Tanto per andare dritti al punto: bello bello.
Già Paola Barbato scrive in un modo che a me piace, già mi ero goduta il primo romanzo Bilico, già ho letto sue storie di Dylan Dog niente male, ma con questo Mani nude mi ha proprio colpita.
C'è un contesto (gli incontri clandestini e le organizzazioni criminali che li gestiscono) e ci sono dei personaggi, inseriti in questo contesto a seconda dei ruoli che ricoprono. Anzi, molti di loro (quasi tutti) si identificano talmente tanto con il proprio ruolo che non hanno più nemmeno un nome bensì un soprannome, insomma un nome in codice che contribuisce a spolverare via la loro identità precedente in favore di quella nuova.
Però. Però, poi, quella benedetta identità non scompare mai del tutto e insiste a fare capolino, perché quello non vuole sentire parolacce, quell'altro vuole fare l'amicone a tutti i costi, quell'altro ancora è geloso di qualcuno in relazione a qualcun altro, e ce ne fosse uno, dico uno, che risulti un pochettino stereotipato, uno zinzinino macchietta, una mollichina tagliato col coltello. No, macché. Talmente veri da fare impressione, perché le botte da orbi e gli snuff movies dai cattivi da operetta te li aspetti, ma da persone vere te li aspetti di meno (anche se sai che ne esistono, di persone vere che in 'ste cose ci sguazzano).
Ti aspetti anche meno gli eventi, man mano che accadono. Mezzo libro a farti credere che ormai il giochino l'hai capito e l'andazzo sarà più o meno in un certo modo, poi l'altro mezzo a scombinarti le carte in continuazione, a prenderti per mano (no, meglio: a trascinarti per un polso) e a costringerti a riorganizzare tutto il tuo riassunto mentale, pagina dopo pagina. E sei talmente presa da questo lavoro di interpretazione e re-interpretazione, sei talmente intenta alla lettura, che arrivi a un certo punto in cui leggi, su una pagina bianca, una sola parola: "Due".
Ti chiedi: oh questa poi, ma fino ad ora non avevo mai cambiato capitolo?
E no, che non l'avevi cambiato, ti eri sorbita tipo 300 pagine senza nemmeno accorgerti che erano appunto tutte in fila, senza sosta.
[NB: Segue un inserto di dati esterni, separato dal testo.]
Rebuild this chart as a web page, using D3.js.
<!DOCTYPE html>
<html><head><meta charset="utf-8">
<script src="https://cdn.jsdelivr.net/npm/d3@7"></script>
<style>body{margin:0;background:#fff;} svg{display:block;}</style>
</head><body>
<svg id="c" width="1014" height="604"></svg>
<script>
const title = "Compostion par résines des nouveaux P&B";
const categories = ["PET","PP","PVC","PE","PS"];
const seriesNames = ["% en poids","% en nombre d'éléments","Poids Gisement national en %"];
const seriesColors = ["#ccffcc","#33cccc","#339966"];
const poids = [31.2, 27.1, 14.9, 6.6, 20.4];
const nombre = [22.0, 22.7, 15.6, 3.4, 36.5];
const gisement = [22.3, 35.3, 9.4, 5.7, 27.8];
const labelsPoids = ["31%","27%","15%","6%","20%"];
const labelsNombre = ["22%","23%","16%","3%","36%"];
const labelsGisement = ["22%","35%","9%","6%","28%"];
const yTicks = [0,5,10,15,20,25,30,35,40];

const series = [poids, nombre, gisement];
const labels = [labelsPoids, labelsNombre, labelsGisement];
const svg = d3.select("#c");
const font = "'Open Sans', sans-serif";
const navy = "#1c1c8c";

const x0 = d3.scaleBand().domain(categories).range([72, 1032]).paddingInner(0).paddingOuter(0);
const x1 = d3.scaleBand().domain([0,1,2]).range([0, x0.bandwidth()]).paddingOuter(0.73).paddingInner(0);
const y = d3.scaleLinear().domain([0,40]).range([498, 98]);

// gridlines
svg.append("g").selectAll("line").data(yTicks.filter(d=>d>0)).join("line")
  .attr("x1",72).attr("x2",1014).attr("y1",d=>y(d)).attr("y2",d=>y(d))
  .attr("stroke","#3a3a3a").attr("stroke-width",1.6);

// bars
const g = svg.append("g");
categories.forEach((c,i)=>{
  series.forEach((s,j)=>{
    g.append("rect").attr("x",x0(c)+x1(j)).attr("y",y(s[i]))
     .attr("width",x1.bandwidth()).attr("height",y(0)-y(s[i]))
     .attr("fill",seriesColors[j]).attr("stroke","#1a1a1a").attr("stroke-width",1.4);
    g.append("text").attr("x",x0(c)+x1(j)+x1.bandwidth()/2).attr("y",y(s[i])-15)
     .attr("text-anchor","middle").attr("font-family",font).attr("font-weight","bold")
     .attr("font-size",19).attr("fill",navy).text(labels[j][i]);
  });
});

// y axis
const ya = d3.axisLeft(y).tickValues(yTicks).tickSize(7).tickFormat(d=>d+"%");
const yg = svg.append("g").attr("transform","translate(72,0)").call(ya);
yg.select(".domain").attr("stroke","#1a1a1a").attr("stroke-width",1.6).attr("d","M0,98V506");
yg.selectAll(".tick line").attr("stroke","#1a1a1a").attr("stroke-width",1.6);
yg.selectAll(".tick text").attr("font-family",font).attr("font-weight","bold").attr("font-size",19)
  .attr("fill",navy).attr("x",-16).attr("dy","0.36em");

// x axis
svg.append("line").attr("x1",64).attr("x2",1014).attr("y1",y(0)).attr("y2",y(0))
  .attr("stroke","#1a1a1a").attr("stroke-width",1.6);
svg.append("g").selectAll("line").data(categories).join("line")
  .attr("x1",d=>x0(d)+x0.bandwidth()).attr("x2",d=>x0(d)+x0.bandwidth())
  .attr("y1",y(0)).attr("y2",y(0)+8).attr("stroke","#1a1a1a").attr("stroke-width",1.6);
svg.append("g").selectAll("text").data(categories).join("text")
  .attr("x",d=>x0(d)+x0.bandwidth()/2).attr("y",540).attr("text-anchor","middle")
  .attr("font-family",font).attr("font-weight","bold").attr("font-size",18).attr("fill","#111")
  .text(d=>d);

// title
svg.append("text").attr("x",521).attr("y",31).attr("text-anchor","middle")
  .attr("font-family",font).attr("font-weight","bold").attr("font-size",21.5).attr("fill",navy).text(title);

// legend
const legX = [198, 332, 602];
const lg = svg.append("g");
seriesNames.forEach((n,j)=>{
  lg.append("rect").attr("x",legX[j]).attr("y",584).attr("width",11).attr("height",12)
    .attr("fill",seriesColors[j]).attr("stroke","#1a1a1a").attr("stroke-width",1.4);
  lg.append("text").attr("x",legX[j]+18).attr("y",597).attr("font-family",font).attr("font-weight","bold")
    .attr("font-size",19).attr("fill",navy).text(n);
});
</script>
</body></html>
Da lì, altro tour de force di lettura, le cose sembrano cambiare, poi rimanere uguali per un po', ma lasciandoti ben capire che qualcosa deve succedere, che una vera soluzione non può esserci, che 'sti personaggi ancora non hanno dato tutto quello che potevano, che perfino le comparse meno presenti un ruolo importante ce l'hanno (la ragazzina?! pure la ragazzina adesso! e però il cane no, eh? no, Paola ti prego, tutto quello che vuoi ma il cane nooo!), che il bello deve ancora arrivare.
Altra pagina bianca: "Dieci".
Come, dieci? Uno, due, e dieci? Eh. proprio così.
Andiamo pure avanti con il dieci, allora, la parte in fondo meno interessante, perché 'sta menata dei combattimenti quasi speravo di essermela lasciata alle spalle, erano i personaggi e le loro motivazioni più o meno inaspettate a interessarmi, di scontri ne erano già stati descritti diversi, e di ossa rotte, milze spappolate e occhi cavati dalle orbite avevo già fatto il pieno. Ma va bene, andiamo avanti, arriviamo in fondo, che sarà mai qualche cadavere in più o in meno, adesso voglio proprio sapere cosa faranno e perché lo faranno.
Scoprirlo è affare di un Minuto, tanto per fare un patetico giochino di parole. Anzi, un minuto e due pagine. La cosa sbagliata fatta dalla persona sbagliata chiude tutto quanto, bàm, sei a pagina 430 e il meglio che riesci a fare è ridere sonoramente di te stessa fino alle lacrime perché ti sei lasciata fregare (come peraltro era successo, a suo tempo, a pagina 142 di Bilico), sorprendere, stupire. E lo stupore, quando leggi un libro, è un regalo che ti viene elargito sempre più raramente. Quei regali che custodisci con affetto ma al tempo stesso non vedi l'ora di condividere.
Inizio già a pensare a chi regalarlo, quest'attimo di stupore "allegato" a Mani nude, e pregusto la sua, di risata.